Velazquez’s Spring Wasn’t Enough — It's About the System

Mar 27, 2026By Ray Mileur
Ray Mileur

 
The Cardinal Chronicle
Velazquez’s Spring Wasn’t Enough — That Tells You About the System
St. Louis, MO
By Ray Mileur

The numbers told one story. The roster told another.

Outfielder Nelson Velazquez did everything a player is supposed to do in spring training — and then some. He hit. He drove the ball. He produced. By just about every offensive measure, Velazquez was the most productive bat in Cardinals camp this spring.

And yet, when the decisions came down, Velazquez was sent to Triple-A Memphis.

At first glance, it doesn’t add up.

But this wasn’t about performance. It was about roster reality.

Velazquez, 27, is at a crossroads that has quietly become one of the most important pressure points in modern baseball — minor league options and 40-man roster status.

Here’s the truth of it:

If the Cardinals were to add Velazquez to the 40-man roster, they would immediately lose flexibility. Brian Walton, from TheCardinalNation.com pointed out Wednesday in his podcast, that Velazquez is effectively out of options, meaning the club could not send him back to Memphis without first exposing him to waivers.

And after the spring he just had?

There’s little doubt another club would take a chance.

So instead of risking losing him for nothing, the Cardinals made the calculated decision to keep him off the 40-man roster — and in doing so, keep control of the situation.

It’s not a baseball decision in the traditional sense. It’s a roster management decision. And those don’t always reward the hottest bat in camp.

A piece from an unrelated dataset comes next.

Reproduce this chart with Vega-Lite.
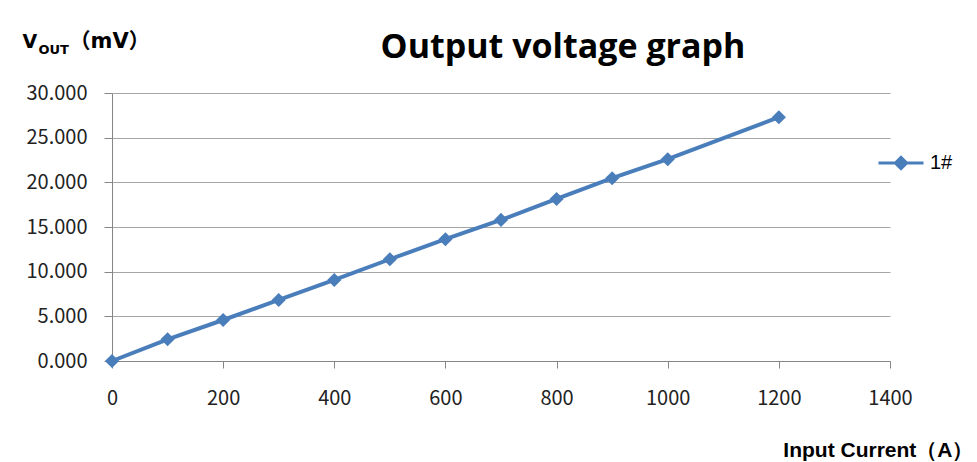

That’s the part that doesn’t sit well in an old-school clubhouse.

There was a time — not that long ago — when a player could hit his way onto a roster. When production forced a manager’s hand. When the best 26 broke camp, no matter the paperwork.

Those days aren’t gone… but they’ve been complicated.

Today’s front offices are balancing development timelines, option years, roster churn, and long-term asset management. A player like Velazquez doesn’t just have to perform — he has to fit the roster puzzle at the right moment.

Right now, he doesn’t.

But make no mistake — this story isn’t over.

If Velazquez carries this approach into Memphis, keeps driving the ball, and continues to prove that what we saw this spring wasn’t a fluke, the Cardinals are going to have a harder decision waiting for them down the road.

Because eventually, performance has a way of forcing the issue.

And when that day comes, the Cardinals won’t just be deciding whether Velazquez belongs.

They’ll be deciding what they’re willing to risk to keep him.